Avant d’enregistrer son chant du cygne, le groupe doit faire face à “une grosse remise en question” liée au départ de deux de ses membres vers l’enseignement. Arrivé en dilettante sur la tournée précédente, le batteur Denis Degioanni (Den’s) intègre Diabologum, bientôt rejoint par le bassiste Richard Roman. Ce qui mettra le feu aux poudres, c’est l’introduction d’un parlé-chanté qui influencera par la suite tout un pan du rock français. “On avait déjà quelques titres où l’on disait des textes, mais on n’avait jamais vraiment osé aller dans cette direction”, raconte Michel Cloup. “Le déclic est venu la chanson Il faut qu’Arnaud a amenée. C’est à partir de là que les autres morceaux se sont mis en place : De la neige en été, À découvrir absolument, 365 jours ouvrables… Cela nous permettait de dire des choses plus dures, sans passer par la mélodie.”

Diabologum3La mise en place de ce spoken word à la française repose sur l’addition des contraires : Michel Cloup d’un côté, Arnaud Michniak de l’autre. Si en vingt ans de carrière avec Expérience et en duo, on ne peut pas reprocher à Michel Cloup d’avoir fait beaucoup de compromis, Arnaud Michniak c’est bien pire ! Refusant d’évoquer la réédition de #3, ne parlant jamais dans les médias, il est l’âme damnée du groupe toulousain, son pan le plus radical.

Le disque et la maman

Le ciel gris de #3 apparaît rétrospectivement comme un pendant sombre au ciel bleu et nuageux du 666.667 Club de Noir Désir, qui sortira quelques mois plus tard. Diabologum, ne se reconnaissant définitivement pas dans le rock engagé et ses sous-chapelles des années 90, dessine plus une évocation poétique radicale qu’une chronique sociale stricto sensu. “Il n’y a rien à gagner ici / À part tourner en rond dans l’atmosphère”, lâche Arnaud Michniak sur 365 jours ouvrables.

Sans jamais convoquer une poésie rock perdue dans les volutes de fumée, Diabologum est considéré comme un groupe intello. Ses membres se nourrissent des livres du philosophe Guy Debord, s’échangent des cassettes de reggae comme des films d’auteur. L’adaptation du monologue de Françoise Lebrun dans le film La maman et la putain de Jean Eustache, est l’un des moments de bravoure de #3.

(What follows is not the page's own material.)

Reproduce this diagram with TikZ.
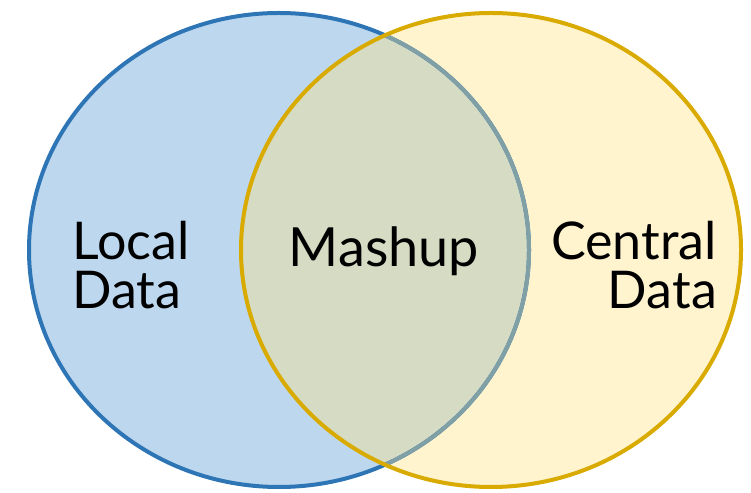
\documentclass[tikz,border=0pt]{standalone}
\usepackage{fontspec}
\setmainfont{Lato}
\usepackage{xcolor}
\usetikzlibrary{positioning}

\definecolor{localfill}{HTML}{BDD7EE}
\definecolor{localline}{HTML}{2E75B6}
\definecolor{centralfill}{HTML}{FFF4CE}
\definecolor{centralline}{HTML}{D9AA00}
\definecolor{mashfill}{HTML}{D6DCC4}
\definecolor{mashline}{HTML}{80A0A6}

\begin{document}
\begin{tikzpicture}[x=1pt, y=1pt]
    % Style for the labels
    \tikzstyle{setlabel}=[inner sep=0pt, font=\fontsize{52}{49}\selectfont];

    \useasboundingbox (0,0) rectangle (751,492);

    % Centres of the two sets
    \coordinate (L) at (279,242);
    \coordinate (C) at (491,242);

    % Fill both sets
    \fill[localfill] (L) ellipse (250 and 237);
    \fill[centralfill] (C) ellipse (250 and 237);

    % Fill the overlap
    \begin{scope}
        \clip (L) ellipse (250 and 237);
        \fill[mashfill] (C) ellipse (250 and 237);
    \end{scope}

    % Outline of the local set, greyed inside the central set
    \draw[localline, line width=4pt] (L) ellipse (250 and 237);
    \begin{scope}
        \clip (C) ellipse (250 and 237);
        \draw[mashline, line width=4pt] (L) ellipse (250 and 237);
    \end{scope}

    % Outline of the central set
    \draw[centralline, line width=4pt] (C) ellipse (250 and 237);

    % Labels
    \node[setlabel, anchor=base west, align=left] (local) at (72,183) {Local\\Data};
    \node[setlabel, anchor=base, font=\fontsize{54}{52}\selectfont] (mashup) at (384,225) {Mashup};
    \node[setlabel, anchor=base east, align=right] (central) at (717,183) {Central\\Data};
\end{tikzpicture}
\end{document}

Michel Cloup : “La maman et la putain, c’est tout con… C’est un copain qui m’a amené le voir à la cinémathèque de Toulouse, j’ai pris une claque phénoménale. J’ai réussi à récupérer une cassette VHS dont j’ai copié le son et on a commencé à improviser là-dessus en tournée. C’est l’un des éléments qui nous a fait glisser vers #3. Lorsque Diabologum s’est reformé en 2011, à l’occasion du festival Rockomotives, Françoise Lebrun est venue lire son texte. On a fait des performances avec elle, mais si je l’avais rencontrée à l’époque, je me serais évanoui !”

Tandis que la noirceur de ce disque s’incarne dans la phrase ambivalente “Ce n’est pas perdu pour tout le monde”, Diabologum estime au contraire avoir choisi une voie du milieu, “honnête”. Ni noire, ni blanche, mais bien dans les nuances de gris.

Pas un larsen de travers

Les deux décennies qui viennent de s’écouler semblent, au fond, avoir gommé les divergences de l’époque ; porté aux nues par Les Inrockuptibles, Diabologum se faisait tailler les croupières par Rock’n’Folk#3 est de ces albums auquel le temps donne raison. Qu’on le découvre ou qu’on le redécouvre, c’est une sacré trempe, à la hauteur du Fantaisie militaire de Bashung, du Tostaky de Noir Désir ou de L’école du micro d’argent d’IAM. À la lueur de cette réédition, on comprend mieux l’étiquette “culte” qui a été apposé sur une galette atteignant ces derniers temps des prix prohibitifs sur Internet (80 €, voire plus, pour un CD !). Outre de permettre à #3 d’exister à nouveau, le mérite de cette réédition est aussi de donner à entendre les chansons que Diabologum a enregistrées de la sortie de ce disque jusqu’à son split, en 1998. À de rares exceptions près (Autre chose, Tous les mots disent la même chose), cette collection de titres hétéroclites sont les faces B d’une œuvre où quatre musiciens se jouent de leurs limites au point de les transcender.

Et s’il ne devait rester qu’une trace de la carrière de Diabologum ? Ce serait assurément #3. Et s’il devait y avoir une suite ? Fauve ≠ a repris sans le savoir la tradition des chanteurs qui ne chantent pas (voir Longueur d’Ondes n°68). Et si Diabologum n’avait pas été là ? “L’histoire aurait été la même, mais racontée par d’autres”, comme le dit une chanson enregistrée avec Daniel Darc, l’un des trésors de cette réédition plus que bienvenue.